Here is outline of the next talk I want to give. Please invite me! I will speak for food and drink.
Two models of song
1) The classical model
The text comes first. Song is a musical setting of a previously written poem.
The relation between music and words is fraught with tension. The composer in some sense is going against the poet. The text's own prosody is over-ridden by the music.
2) The vernacular model
The listener processes music and words at the same time, without caring which was written first. We don't think of song as a musical setting of a "poem." The words might come first, or the music; it doesn't matter too much. If we asked Cole Porter whether he wrote music or words first, the answer might be interesting, but it wouldn't really affect our understanding of his songs.
The lyrics may or may not have a "literary" value apart from their union with the music.
There is no fundamental tension between words and music.
A third model: in vernacular settings of literary poems, we know the text comes first, and was chosen for its literary value. The inherent tension of the classical model comes into play again.

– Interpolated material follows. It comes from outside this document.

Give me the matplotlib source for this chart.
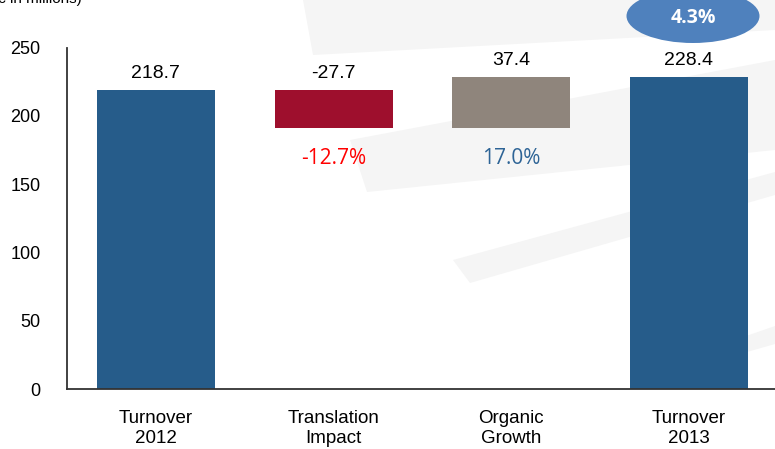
import matplotlib
matplotlib.use('Agg')
import matplotlib.pyplot as plt
from matplotlib.patches import Ellipse, Polygon

categorii = ['Turnover\n2012', 'Translation\nImpact', 'Organic\nGrowth', 'Turnover\n2013']
valori = [218.7, -27.7, 37.4, 228.4]
procente = ['', '-12.7%', '17.0%', '']
crestere_totala = '4.3%'

culori = ['#265C8A', '#9E0F2D', '#8F857C', '#265C8A']
culori_procente = ['black', '#FF0000', '#2E6496', 'black']

# baza si inaltimea fiecarei bare (waterfall)
baza = []
inaltime = []
nivel = 0.0
for i, v in enumerate(valori):
    if i == 0 or i == len(valori) - 1:
        baza.append(0)
        inaltime.append(v)
        nivel = v
    elif v < 0:
        nivel = nivel + v
        baza.append(nivel)
        inaltime.append(-v)
    else:
        baza.append(nivel)
        inaltime.append(v)
        nivel = nivel + v

W, H = 775, 449
fig = plt.figure(figsize=(W / 100, H / 100), dpi=100)

def px(x, y):
    return (x / W, 1 - y / H)

# fundal gri foarte deschis (forme diagonale)
forme = [
    [(303, 0), (775, 0), (775, 30), (313, 55)],
    [(350, 140), (775, 60), (775, 150), (367, 192)],
    [(453, 260), (775, 172), (775, 195), (470, 283)],
    [(700, 352), (775, 326), (775, 344), (712, 362)],
]
for f in forme:
    fig.patches.append(Polygon([px(*p) for p in f], closed=True,
                               transform=fig.transFigure, facecolor='#F5F5F5',
                               edgecolor='none', zorder=-1))

ax = fig.add_axes([67 / W, 1 - 389 / H, 1 - 67 / W, (389 - 47.5) / H])
ax.patch.set_alpha(0)

x = list(range(len(categorii)))
ax.bar(x, inaltime, bottom=baza, width=0.664, color=culori, zorder=2)

ax.set_xlim(-0.5, 3.484)
ax.set_ylim(0, 250)
ax.set_yticks([0, 50, 100, 150, 200, 250])
ax.set_xticks(x)
ax.set_xticklabels(categorii, fontsize=13.5, family=['Liberation Sans', 'DejaVu Sans'],
                   linespacing=1.25)
for lbl in ax.get_yticklabels():
    lbl.set_fontsize(13)
    lbl.set_family(['Liberation Sans', 'DejaVu Sans'])
ax.tick_params(axis='both', length=0)
ax.tick_params(axis='y', pad=19)
ax.tick_params(axis='x', pad=15)

ax.spines['top'].set_visible(False)
ax.spines['right'].set_visible(False)
for s in ['left', 'bottom']:
    ax.spines[s].set_color('#333333')
    ax.spines[s].set_linewidth(1.3)
    ax.spines[s].set_zorder(3)

# etichete valori
for i, v in enumerate(valori):
    varf = baza[i] + inaltime[i]
    ax.annotate(f'{v:.1f}', (i, varf), xytext=(0, 12), textcoords='offset points',
                ha='center', va='center', fontsize=14,
                family=['Liberation Sans', 'DejaVu Sans'], annotation_clip=False)

# procente sub barele intermediare
for i, p in enumerate(procente):
    if p:
        ax.annotate(p, (i, baza[i]), xytext=(0, -22), textcoords='offset points',
                    ha='center', va='center', fontsize=15, color=culori_procente[i],
                    family=['Open Sans', 'DejaVu Sans'])

# elipsa cu cresterea totala
el = Ellipse(px(693, 16), 133 / W, 54 / H, transform=fig.transFigure,
             facecolor='#4F81BD', edgecolor='none', zorder=5)
fig.patches.append(el)
fig.text(693 / W, 1 - 18 / H, crestere_totala, ha='center', va='center', color='white',
         fontsize=14, fontweight='bold', family=['Open Sans', 'DejaVu Sans'], zorder=6)

fig.text(-8 / W, 1 - 3 / H, '(€ in millions)', ha='left', va='baseline', fontsize=11,
         family=['Liberation Sans', 'DejaVu Sans'])

fig.savefig('out.png', dpi=100)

Thus the classical model is more relevant, despite the vernacular character of the setting. This means that we listen to this kind of vernacular music differently than other genres. The poem is not anonymous, unlike a folk song.
Consequences of this for Lorca. He arises out of a tradition in which the vernacular assumptions are operative, but settings of his work need to be heard more critically, with this analytical separation between words and music.